В русском языке есть такое прилагательное "продажный". Оно имеет яркий негативный смысл: имеется в виду, что кто-то торгует тем, что вообще-то выставлению на продажу не подлежит. Например, когда говорят "продажная женщина", подразумевается, что "правильная" женщина с "нормативной" социальной ответственностью — это "за деньги — нет". Или, когда говорят "продажный политик" либо "продажный журналист", предполагается, что, в отличие от этих негодяев, "нормативный" политик — тот, кто искренне отстаивает свои убеждения, а "нормативный" журналист — тот, кто говорит правду.
Я недавно объяснял одному человеку смысл известного текста-манифеста Инстасамки: да, у меня так-то есть предпочтения, вкусы и убеждения, но я готова ими пренебречь за адекватный гонорар. "Просто так" — зашквар, а вот за деньги — да. Примерно то же самое про Рыбку: я достаточно уважаю себя, чтобы не спать со всякими лохами просто так (или "по любви", что примерно то же самое). Но, конечно же, за деньги — да. В том смысле, что тело моё — это, безусловно, ценность (и в него надо инвестировать, всячески повышая оную), но ценность вполне себе торгуемая.
Соответственно, подобная картина мира предполагает, что те, кто считает себя более моральными (поскольку не торгуют всем этим), на самом деле не имеют вообще ничего ценного — если б им пришло в голову таки выйти со своим "товаром" на базар, у них его либо вообще никто бы не купил, либо предложил бы прайс смешной и стыдный; вот они и утешают себя тем, что "зато честные".
То же самое про пропагандистов. Те, кто торгуют своим мнением, искренне считают всех остальных, которые имеют и выражают мнение бесплатно, никчёмными лохами, поскольку их мнение ничего не стоит. И вся их, лохов, убеждённость в собственной нравственной невинности по данному вопросу — следствие того, что они бесплатные. Как предельно точно выразился Авен: кто говорит, что не продался бы за миллиард — это те, кому никто никогда не предложил бы и ста тысяч.
Более того. Идея, что тело не должно быть объектом продажи — из древней неолитической этики, где каждое родящее чрево — стратегический ресурс для выживания племени (выдаваемый по талонам лучшим воинам за их доблесть). Идея, что убеждения не могут быть объектом продажи — тоже из тех ветхих времён, когда за убеждения всерьёз воевали (и та вера, чьи адепты не способны за неё отдать жизнь, вообще никакая не вера). Тогда это всё имело рациональные причины. Сейчас же для таких ограничений как будто бы нет никаких именно рациональных причин — есть только общепринятая мораль, которая категорично говорит здесь: табу, а кто его преступил — позор коллектива. При том, что такие всегда были и будут, и многие из них будут даже ресурсно "успешны" — но при этом, конечно, морально осуждаемы.

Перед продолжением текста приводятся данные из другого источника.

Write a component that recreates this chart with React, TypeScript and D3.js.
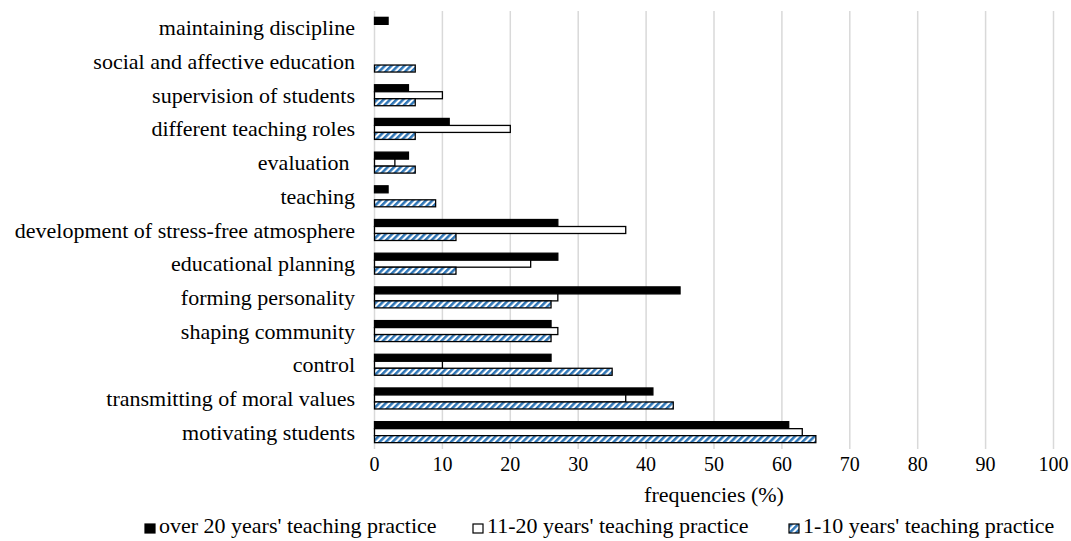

Много говорят об идеологии, но обычно вся фантазия заканчивается унылыми проектами написания некого кондуита, где предпишут, как всем правильно думать. Как по мне, субъектность — и в случае человека, и в случае страны — начинается с понимания того, что считается ценным (не только тобой, но и всеми остальными) и при этом категорически _не_ продаётся. Важны оба критерия.
Совсем на пальцах. Тело должно быть осознано как ценность. Убеждения должны быть осознаны как ценность. И только после этого вопрос — а почему, собственно, мы запрещаем торговлю ими? Что именно, какая осмысленная причина делать их не просто ценностью, а ещё и неторгуемой ценностью?
А теперь подниму ставку: конфликт по поводу неторгуемой ценности называется "война". Мир, в котором войны запрещены — это мир, в котором вообще любая ценность есть ценность торгуемая. Именно за такой мир топят адепты договорняка, искренне считая себя гуманистами, в отличие от всех этих маньяков по обе стороны. И я, глядя на это, прихожу к непростому выводу, что лучше быть маньяком, чем продажным гуманистом. Потому что иначе жить, конечно, можно, и даже долго, но совершенно незачем.